=== To do ===
Each line from the top of the listing through the one holding "from bokeh.resources import INLINE" should be restated word for word, with nothing added and no pictures.

=== Supplied information ===

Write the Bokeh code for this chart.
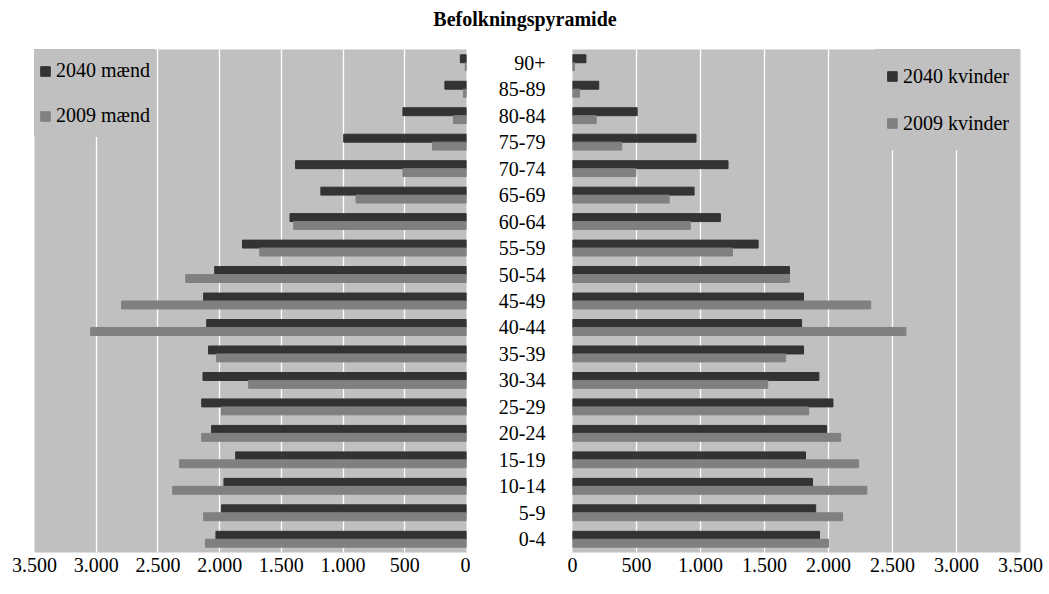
from bokeh.plotting import figure
from bokeh.layouts import column, row
from bokeh.models import (ColumnDataSource, FactorRange, Range1d, FixedTicker,
                          Legend, LegendItem)
from bokeh.transform import dodge
from bokeh.embed import file_html
from bokeh.resources import INLINE

# ---------------- data ----------------
title_text = "Befolkningspyramide"
ages = ["0-4", "5-9", "10-14", "15-19", "20-24", "25-29", "30-34", "35-39",
        "40-44", "45-49", "50-54", "55-59", "60-64", "65-69", "70-74",
        "75-79", "80-84", "85-89", "90+"]
men_2040 = [2030, 1985, 1965, 1870, 2065, 2145, 2135, 2090, 2105, 2130,
            2040, 1815, 1430, 1180, 1385, 995, 515, 175, 50]
men_2009 = [2115, 2130, 2380, 2325, 2145, 1985, 1765, 2025, 3045, 2795,
            2275, 1675, 1400, 895, 515, 275, 105, 25, 10]
women_2040 = [1930, 1900, 1875, 1820, 1985, 2035, 1925, 1805, 1790, 1805,
              1695, 1450, 1155, 950, 1215, 965, 505, 205, 105]
women_2009 = [2000, 2110, 2300, 2235, 2095, 1845, 1525, 1665, 2605, 2330,
              1695, 1250, 920, 755, 495, 385, 185, 55, 15]
tick_values = [0, 500, 1000, 1500, 2000, 2500, 3000, 3500]
tick_labels = ["0", "500", "1.000", "1.500", "2.000", "2.500", "3.000", "3.500"]
series_labels = ["2040 mænd", "2009 mænd", "2040 kvinder", "2009 kvinder"]

# ---------------- styling ----------------
FONT = "Liberation Serif"
PANEL = "#c0c0c0"
DARK = "#333333"
GREY = "#808080"

src = ColumnDataSource(dict(age=ages, m40=men_2040, m09=men_2009,
                            w40=women_2040, w09=women_2009))
overrides = {v: l for v, l in zip(tick_values, tick_labels)}


def style(p):
    p.background_fill_color = PANEL
    p.border_fill_color = "white"
    p.outline_line_color = None
    p.ygrid.visible = False
    p.xgrid.ticker = FixedTicker(ticks=tick_values)
    p.xgrid.grid_line_color = "white"
    p.xgrid.grid_line_width = 1.3
    ax = p.xaxis[0]
    ax.ticker = FixedTicker(ticks=tick_values)
    ax.major_label_overrides = overrides
    ax.axis_line_color = None
    ax.major_tick_line_color = None
    ax.minor_tick_line_color = None
    ax.major_tick_out = 0
    ax.major_label_standoff = 5
    ax.major_label_text_font = FONT
    ax.major_label_text_font_size = "20px"
    ax.major_label_text_color = "black"


def make_legend(items, location, pad, label_height, spacing):
    # border drawn in the panel colour so that the padding is applied
    lg = Legend(items=items, location=location, margin=0, padding=pad,
                spacing=spacing, label_height=label_height, glyph_height=12,
                glyph_width=12, label_standoff=5,
                label_text_font=FONT, label_text_font_size="20px",
                label_text_color="black",
                background_fill_color=PANEL, background_fill_alpha=1.0,
                border_line_color=PANEL, border_line_width=1)
    return lg


# ---------------- title ----------------
tf = figure(width=1049, height=44, title=title_text, toolbar_location=None,
            output_backend="svg", x_range=(0, 1), y_range=(0, 1),
            min_border=0)
tf.axis.visible = False
tf.grid.visible = False
tf.outline_line_color = None
tf.title.align = "center"
tf.title.text_font = FONT
tf.title.text_font_style = "bold"
tf.title.text_font_size = "20px"
tf.title.text_color = "black"

# ---------------- men ----------------
pm = figure(width=470, height=548, toolbar_location=None, output_backend="svg",
            y_range=FactorRange(factors=ages, range_padding=0),
            x_range=Range1d(3500, 0),
            min_border_left=34, min_border_right=4, min_border_top=5,
            min_border_bottom=40)
style(pm)
pm.yaxis.visible = False
r_m40 = pm.hbar(y=dodge("age", 0.15, range=pm.y_range), left=0, right="m40",
                height=0.3, color=DARK, source=src)
r_m09 = pm.hbar(y=dodge("age", -0.15, range=pm.y_range), left=0, right="m09",
                height=0.3, color=GREY, source=src)
lm = make_legend([LegendItem(label=series_labels[0], renderers=[r_m40]),
                  LegendItem(label=series_labels[1], renderers=[r_m09])],
                 "top_left", pad=4, label_height=33, spacing=12)
pm.add_layout(lm)

# ---------------- women ----------------
pw = figure(width=579, height=548, toolbar_location=None, output_backend="svg",
            y_range=FactorRange(factors=ages, range_padding=0),
            x_range=Range1d(0, 3500),
            min_border_left=102, min_border_right=29, min_border_top=5,
            min_border_bottom=40)
style(pw)
ya = pw.yaxis[0]
ya.axis_line_color = None
ya.major_tick_line_color = None
ya.minor_tick_line_color = None
ya.major_tick_out = 0
ya.major_label_standoff = 27
ya.major_label_text_font = FONT
ya.major_label_text_font_size = "20px"
ya.major_label_text_color = "black"
r_w40 = pw.hbar(y=dodge("age", 0.15, range=pw.y_range), left=0, right="w40",
                height=0.3, color=DARK, source=src)
r_w09 = pw.hbar(y=dodge("age", -0.15, range=pw.y_range), left=0, right="w09",
                height=0.3, color=GREY, source=src)
lw = make_legend([LegendItem(label=series_labels[2], renderers=[r_w40]),
                  LegendItem(label=series_labels[3], renderers=[r_w09])],
                 "top_right", pad=10, label_height=32, spacing=15)
pw.add_layout(lw)

layout = column(tf, row(pm, pw, spacing=0), spacing=0)
open("out.html", "w").write(file_html(layout, INLINE))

=== Solution to the exercise ===
Write the Bokeh code for this chart.
from bokeh.plotting import figure
from bokeh.layouts import column, row
from bokeh.models import (ColumnDataSource, FactorRange, Range1d, FixedTicker,
                          Legend, LegendItem)
from bokeh.transform import dodge
from bokeh.embed import file_html
from bokeh.resources import INLINE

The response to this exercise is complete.